In his essay “Trickster in a Suit of Lights”, Michael Chabon discussed “the modern short story.” Pointing out the form’s roots in genre, in that, “As late as about the 1950s, if you referred to “short fiction”, you might have been talking about… the ghost story; the horror story; the detective story; the story of suspense, terror, fantasy, science fiction, or the macabre; the sea, adventure, spy, war or historical story; the romance story.” This as opposed to the kind of story dominating the form today, which he terms “the contemporary, quotidian, plotless, moment-of-truth revelatory story.” (Whether or not his assessment is fair is an argument for another day.)

Chabon posits that many great contemporary novelists have “plied their trade in the spaces between genres, in no man’s land.” That some of the more interesting short story writers at work today are toiling away in similar locations.
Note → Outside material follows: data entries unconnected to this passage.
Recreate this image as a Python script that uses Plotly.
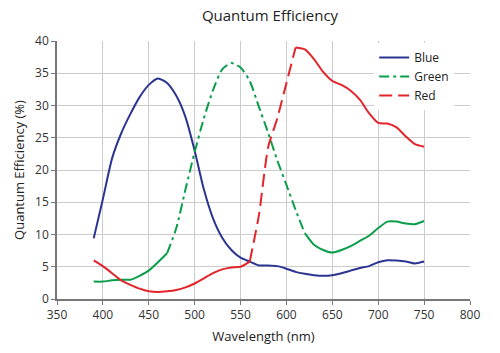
import plotly.graph_objects as go

wavelength = [390, 400, 410, 420, 430, 440, 450, 460, 470, 480, 490, 500, 510, 520, 530, 540,
              550, 560, 570, 580, 590, 600, 610, 620, 630, 640, 650, 660, 670, 680, 690, 700,
              710, 720, 730, 740, 750]
blue = [9.4, 15.5, 21.8, 25.7, 28.7, 31.3, 33.2, 34.2, 33.5, 31.5, 28.2, 23.0, 17.0, 12.5, 9.5, 7.6,
        6.4, 5.8, 5.2, 5.2, 5.1, 4.7, 4.2, 3.9, 3.7, 3.6, 3.7, 4.0, 4.4, 4.8, 5.1, 5.7,
        6.0, 5.95, 5.8, 5.5, 5.8]
green = [2.7, 2.7, 2.9, 3.0, 3.0, 3.6, 4.4, 5.7, 7.1, 11.0, 17.0, 22.8, 28.0, 32.4, 35.6, 36.6,
         35.9, 33.8, 29.8, 25.8, 21.5, 17.7, 13.8, 10.2, 8.4, 7.6, 7.2, 7.6, 8.2, 9.0, 9.8, 11.0,
         12.0, 12.0, 11.7, 11.6, 12.1]
red = [6.0, 5.1, 4.0, 2.9, 2.2, 1.6, 1.2, 1.1, 1.2, 1.4, 1.8, 2.4, 3.2, 4.0, 4.6, 4.9,
       5.0, 5.8, 13.0, 23.5, 28.0, 33.5, 39.0, 38.7, 37.2, 35.2, 33.8, 33.2, 32.3, 30.9, 28.8, 27.3,
       27.2, 26.6, 25.2, 24.0, 23.6]

x_ticks = [350, 400, 450, 500, 550, 600, 650, 700, 750, 800]
y_ticks = [0, 5, 10, 15, 20, 25, 30, 35, 40]

BLUE = "#2b3591"
GREEN = "#0a9e4a"
RED = "#e3242b"

fig = go.Figure()

def idx(w):
    return wavelength.index(w)

# Blue: solid
fig.add_trace(go.Scatter(x=wavelength, y=blue, mode="lines", name="Blue",
                         line=dict(color=BLUE, width=2, shape="spline", smoothing=0.6)))

# Green: solid ends, dash-dot in the steep part
g_dash = "10px,4px,3px,4px"
a, b = idx(470), idx(620)
fig.add_trace(go.Scatter(x=wavelength[:a + 1], y=green[:a + 1], mode="lines", showlegend=False,
                         line=dict(color=GREEN, width=2, shape="spline", smoothing=0.6)))
fig.add_trace(go.Scatter(x=wavelength[a:b + 1], y=green[a:b + 1], mode="lines", name="Green",
                         line=dict(color=GREEN, width=2, dash=g_dash, shape="spline", smoothing=0.6)))
fig.add_trace(go.Scatter(x=wavelength[b:], y=green[b:], mode="lines", showlegend=False,
                         line=dict(color=GREEN, width=2, shape="spline", smoothing=0.6)))

# Red: solid ends, dashed in the steep rise
a, b = idx(560), idx(610)
fig.add_trace(go.Scatter(x=wavelength[:a + 1], y=red[:a + 1], mode="lines", showlegend=False,
                         line=dict(color=RED, width=2, shape="spline", smoothing=0.6)))
fig.add_trace(go.Scatter(x=wavelength[a:b + 1], y=red[a:b + 1], mode="lines", name="Red",
                         line=dict(color=RED, width=2, dash="13px,6px", shape="spline", smoothing=0.6)))
fig.add_trace(go.Scatter(x=wavelength[b:], y=red[b:], mode="lines", showlegend=False,
                         line=dict(color=RED, width=2, shape="spline", smoothing=0.6)))

fig.update_layout(
    width=500, height=353,
    margin=dict(l=57, r=30, t=41, b=54),
    paper_bgcolor="white", plot_bgcolor="white",
    font=dict(family="Open Sans", size=12, color="#333333"),
    title=dict(text="Quantum Efficiency", x=0.54, xanchor="center", y=0.955, yanchor="middle",
               font=dict(size=15, color="#222222")),
    legend=dict(x=0.768, y=0.992, xanchor="left", yanchor="top", bgcolor="rgba(255,255,255,1)",
                font=dict(size=12, color="#222222"), tracegroupgap=0, itemwidth=30),
    showlegend=True,
)
fig.update_xaxes(range=[350, 800], tickvals=x_ticks, ticktext=[str(v) for v in x_ticks],
                 showgrid=True, gridcolor="#cccccc", gridwidth=1,
                 showline=True, linecolor="#777777", linewidth=1.5,
                 ticks="outside", ticklen=4, tickcolor="#777777",
                 title=dict(text="Wavelength (nm)", font=dict(size=13, color="#222222"), standoff=10),
                 zeroline=False, mirror=False)
fig.update_yaxes(range=[0, 40], tickvals=y_ticks, ticktext=[str(v) for v in y_ticks],
                 showgrid=True, gridcolor="#cccccc", gridwidth=1,
                 showline=True, linecolor="#777777", linewidth=1.5,
                 ticks="outside", ticklen=4, tickcolor="#777777",
                 title=dict(text="Quantum Efficiency (%)", font=dict(size=13, color="#222222"), standoff=8),
                 zeroline=False)

fig.write_html("out.html")
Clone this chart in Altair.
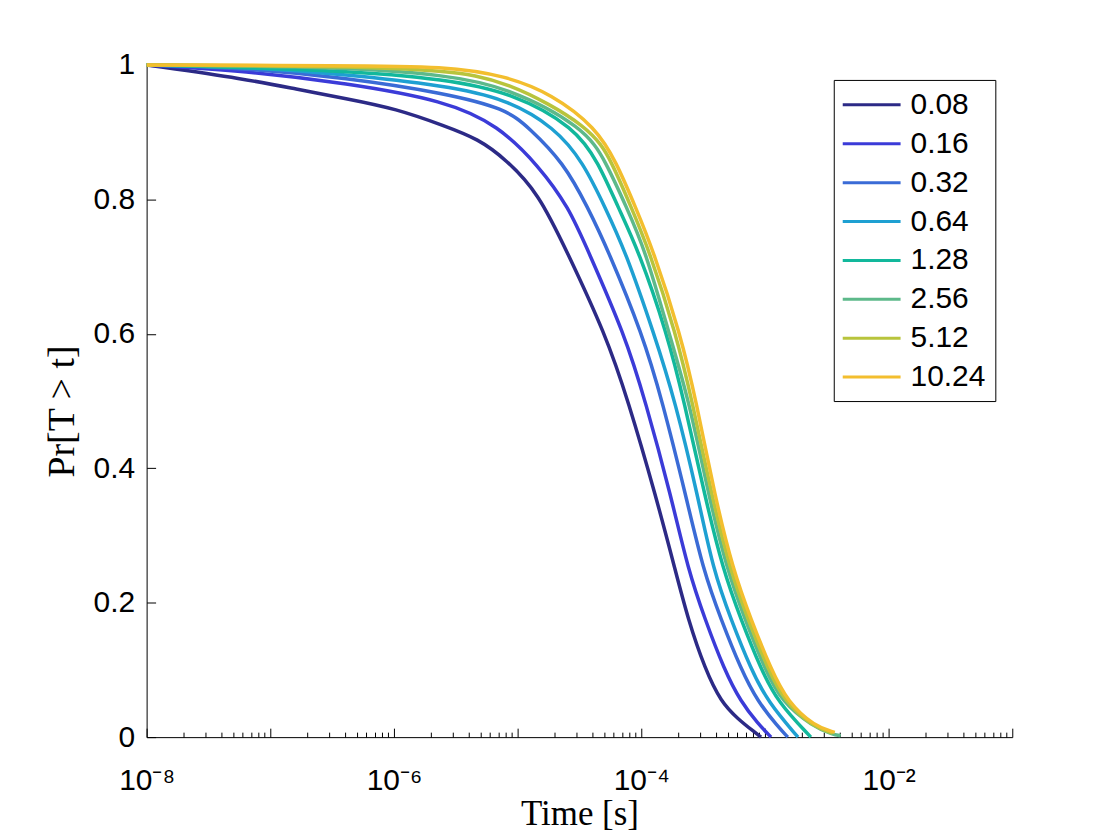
import altair as alt
import pandas as pd

SERIES = ["0.08", "0.16", "0.32", "0.64", "1.28", "2.56", "5.12", "10.24"]
COLORS = ["#2c2a86", "#3b3bd8", "#3a6bd6", "#1ea0d2", "#12b89c", "#5db98a", "#b8c43c", "#f3be2e"]

# survival curves: time [s] and Pr[T>t]
T_008 = [1.0e-8, 6.4e-8, 1.62e-7, 4.1e-7, 1.04e-6, 2.6e-6, 4.8e-6, 8.0e-6, 1.48e-5, 2.48e-5,
         5.1e-5, 7.85e-5, 1.32e-4, 1.88e-4, 2.39e-4, 3.28e-4, 4.42e-4, 6.05e-4, 8.3e-4, 9.3e-4]
P_008 = [1.0, 0.979, 0.964, 0.95, 0.935, 0.909, 0.89, 0.86, 0.809, 0.724,
         0.601, 0.5, 0.357, 0.249, 0.175, 0.101, 0.052, 0.027, 0.007, 0.0]

T_016 = [1.0e-8, 6.4e-8, 4.1e-7, 2.6e-6, 7.0e-6, 1.48e-5, 2.6e-5, 3.7e-5, 7.3e-5, 1.08e-4,
         1.75e-4, 2.39e-4, 3.28e-4, 4.67e-4, 6.4e-4, 8.8e-4, 1.12e-3]
P_016 = [1.0, 0.991, 0.973, 0.947, 0.91, 0.85, 0.788, 0.724, 0.6, 0.5,
         0.357, 0.249, 0.175, 0.101, 0.052, 0.02, 0.0]

T_032 = [1.0e-8, 6.4e-8, 4.1e-7, 2.6e-6, 8.0e-6, 1.23e-5, 2.35e-5, 3.7e-5, 5.4e-5, 1.02e-4,
         1.48e-4, 2.31e-4, 3.16e-4, 4.42e-4, 6.4e-4, 8.8e-4, 1.27e-3, 1.53e-3]
P_032 = [1.0, 0.995, 0.981, 0.958, 0.935, 0.907, 0.855, 0.788, 0.724, 0.6,
         0.5, 0.357, 0.249, 0.175, 0.101, 0.052, 0.016, 0.0]

T_064 = [1.0e-8, 6.4e-8, 4.1e-7, 2.6e-6, 8.0e-6, 2.0e-5, 3.4e-5, 5.1e-5, 7.4e-5, 1.27e-4,
         1.88e-4, 2.88e-4, 3.81e-4, 5.32e-4, 7.71e-4, 1.06e-3, 1.85e-3]
P_064 = [1.0, 0.997, 0.986, 0.969, 0.95, 0.907, 0.855, 0.788, 0.724, 0.6,
         0.5, 0.357, 0.249, 0.175, 0.101, 0.052, 0.0]

T_128 = [1.0e-8, 4.1e-7, 2.6e-6, 9.3e-6, 2.9e-5, 4.5e-5, 6.5e-5, 9.5e-5, 1.62e-4, 2.22e-4,
         3.28e-4, 4.58e-4, 6.4e-4, 9.3e-4, 1.27e-3, 2.35e-3]
P_128 = [1.0, 0.992, 0.979, 0.958, 0.907, 0.855, 0.788, 0.724, 0.6, 0.5,
         0.357, 0.249, 0.175, 0.101, 0.052, 0.0]

T_256 = [1.0e-8, 4.1e-7, 2.6e-6, 8.0e-6, 3.5e-5, 5.2e-5, 7.6e-5, 1.08e-4, 1.68e-4, 2.44e-4,
         3.53e-4, 4.94e-4, 6.9e-4, 1.0e-3, 1.37e-3, 2.44e-3, 3.53e-3, 4.1e-3]
P_256 = [1.0, 0.997, 0.985, 0.968, 0.907, 0.855, 0.788, 0.724, 0.6, 0.5,
         0.357, 0.249, 0.175, 0.101, 0.052, 0.016, 0.004, 0.002]

T_512 = [1.0e-8, 4.1e-7, 2.6e-6, 8.0e-6, 4.0e-5, 5.8e-5, 8.3e-5, 1.16e-4, 1.91e-4, 2.58e-4,
         3.74e-4, 5.22e-4, 7.3e-4, 1.06e-3, 1.45e-3, 2.44e-3, 3.53e-3]
P_512 = [1.0, 0.998, 0.992, 0.978, 0.907, 0.855, 0.788, 0.724, 0.6, 0.5,
         0.357, 0.249, 0.175, 0.101, 0.052, 0.016, 0.006]

T_1024 = [1.0e-8, 4.1e-7, 2.6e-6, 8.0e-6, 1.88e-5, 4.3e-5, 6.3e-5, 9.0e-5, 1.25e-4, 2.07e-4,
          2.78e-4, 3.95e-4, 5.52e-4, 7.71e-4, 1.12e-3, 1.53e-3, 2.53e-3, 3.67e-3]
P_1024 = [1.0, 0.999, 0.998, 0.984, 0.957, 0.907, 0.855, 0.788, 0.724, 0.6,
          0.5, 0.357, 0.249, 0.175, 0.101, 0.052, 0.016, 0.007]

CURVES = [(T_008, P_008), (T_016, P_016), (T_032, P_032), (T_064, P_064),
          (T_128, P_128), (T_256, P_256), (T_512, P_512), (T_1024, P_1024)]

Y_TICKS = [0, 0.2, 0.4, 0.6, 0.8, 1]
X_LABEL_TICKS = [1e-8, 1e-6, 1e-4, 1e-2]
X_ALL_TICKS = [k * 10.0 ** e for e in range(-8, -1) for k in range(1, 10)] + [1e-1]

rows = []
for order, (name, (ts, ps)) in enumerate(zip(SERIES, CURVES)):
    for t, p in zip(ts, ps):
        rows.append({"t": t, "p": p, "D": name, "o": order})
df = pd.DataFrame(rows)

xscale = alt.Scale(type="log", domain=[1e-8, 1e-1], nice=False)
yscale = alt.Scale(domain=[0, 1], nice=False, zero=False)

label_expr = ("'10' + (datum.value < 1e-7 ? '⁻⁸' : datum.value < 1e-5 ? '⁻⁶' : "
              "datum.value < 1e-3 ? '⁻⁴' : '⁻²')")

x_main = alt.Axis(values=X_LABEL_TICKS, labelExpr=label_expr, ticks=False, tickSize=0,
                  grid=False, domainColor="black", domainWidth=1,
                  labelFont="Liberation Sans", labelFontSize=30, labelColor="black",
                  labelPadding=29, labelFlush=False, labelOverlap=False,
                  title="Time [s]", titleFont="Liberation Serif", titleFontSize=35,
                  titleFontWeight="normal", titleColor="black", titlePadding=1)
y_main = alt.Axis(values=Y_TICKS, format="~g", ticks=False, tickSize=0, grid=False,
                  domainColor="black", domainWidth=1,
                  labelFont="Liberation Sans", labelFontSize=30, labelColor="black",
                  labelPadding=12, labelFlush=False, labelOverlap=False,
                  title="Pr[T > t]", titleFont="Liberation Serif", titleFontSize=38,
                  titleFontWeight="normal", titleColor="black", titlePadding=12,
                  titleY=347)

legend = alt.Legend(orient="none", legendX=689, legendY=15, title=None,
                    symbolType="M-2,0L2,0", symbolSize=841, symbolStrokeWidth=3,
                    symbolOffset=13, labelOffset=23, rowPadding=8, padding=9,
                    labelFont="Liberation Sans", labelFontSize=30, labelColor="black",
                    strokeColor="black", fillColor="white", labelLimit=200)

lines = alt.Chart(df).mark_line(strokeWidth=3.5, interpolate="basis").encode(
    x=alt.X("t:Q", scale=xscale, axis=x_main),
    y=alt.Y("p:Q", scale=yscale, axis=y_main),
    color=alt.Color("D:N", scale=alt.Scale(domain=SERIES, range=COLORS), legend=legend),
    order=alt.Order("o:Q"),
    detail="D:N",
)

x_ticks = alt.Axis(orient="top", offset=-674, values=X_ALL_TICKS, labels=False, domain=False,
                   grid=False, title=None, tickColor="black", tickWidth=1,
                   tickSize={"condition": {"test": "abs(log(datum.value)/LN10 - round(log(datum.value)/LN10)) < 0.01",
                                           "value": 9}, "value": 5})
y_ticks = alt.Axis(orient="right", offset=-868, values=Y_TICKS, labels=False, domain=False,
                   grid=False, title=None, tickColor="black", tickWidth=1, tickSize=9)

tick_layer = alt.Chart(df).mark_point(opacity=0).encode(
    x=alt.X("t:Q", scale=xscale, axis=x_ticks),
    y=alt.Y("p:Q", scale=yscale, axis=y_ticks),
)

chart = alt.layer(lines, tick_layer).resolve_axis(x="independent", y="independent").properties(
    width=868, height=674,
    autosize=alt.AutoSizeParams(type="none"),
    padding={"left": 139, "top": 56, "right": 100, "bottom": 96},
).configure_view(stroke=None)

chart.save("out.html", embed_options={"renderer": "svg", "actions": False})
He writes, “Trickster haunts the boundary lines, the margins, the secret shelves between the sections in the bookstore. And that is where, if it wants to renew itself in the way the way that the novel has done so often in its long history, the short story must, inevitably, go.” (And if I remember some of the best of the Salon de Refuses correctly, the short story is often there-going already).

And so I was pleased, upon finishing Chabon’s essay, to remember that I had a book of Laura Lippman’s short fiction just waiting to be read. Though Lippman’s own straddling seems mainly just on the border between “genre” and “actually good,” this collection would be different from any other collection of short stories I’ve read lately. And I was interested to see how a collection with such decidedly popular appeal might serve to inform my thoughts on short stories in general.

Lippman’s Hardly Knew Her contains a novella, numerous crime stories, two Tess Monaghan stories, as well a fake news profile on Monaghan whose byline is Lippman’s, and is headlined “The Accidental Detective” in homage to Anne Tyler (who, like Lippman, lovingly renders Baltimore in fiction). The crime stories in particular are riveting, employing sleights of hand near-impossible to see coming. Most remarkable are Lippman’s ordinary narrators whose homicidal tendencies are as surprising to the reader as they must have been for the victims. The ruthlessness of these characters, complicated by the fact that we’re not always called on to sympathize with them, or we simply can’t, or (even worse) we find that we do! Suggesting the many ways in which ordinary people do terrible things in their lives, and that ordinary is just a veneer after all.

The thing about a book like this is that it takes the form right back to its roots, and could make any ordinary reader fall in love with the short story. The ordinary reader who thinks he doesn’t like short stories, doesn’t get them, hates being left hanging, how they’re not quite his money’s worth. (These people exist; we don’t hang out with them much, but I’ve met them. They’re the people not buying your latest story collection). But any reader seeking entertainment, amusement, distraction will find herself caught up in these stories, one after another, and perhaps realize the form is alive, vibrant, and altogether relevant to their reading experiences. Opening up the form, so perhaps the reader might seek some more of it, in admiration of the short story’s so neat and so sprawling containment. Of how every short story is really such a trick all along.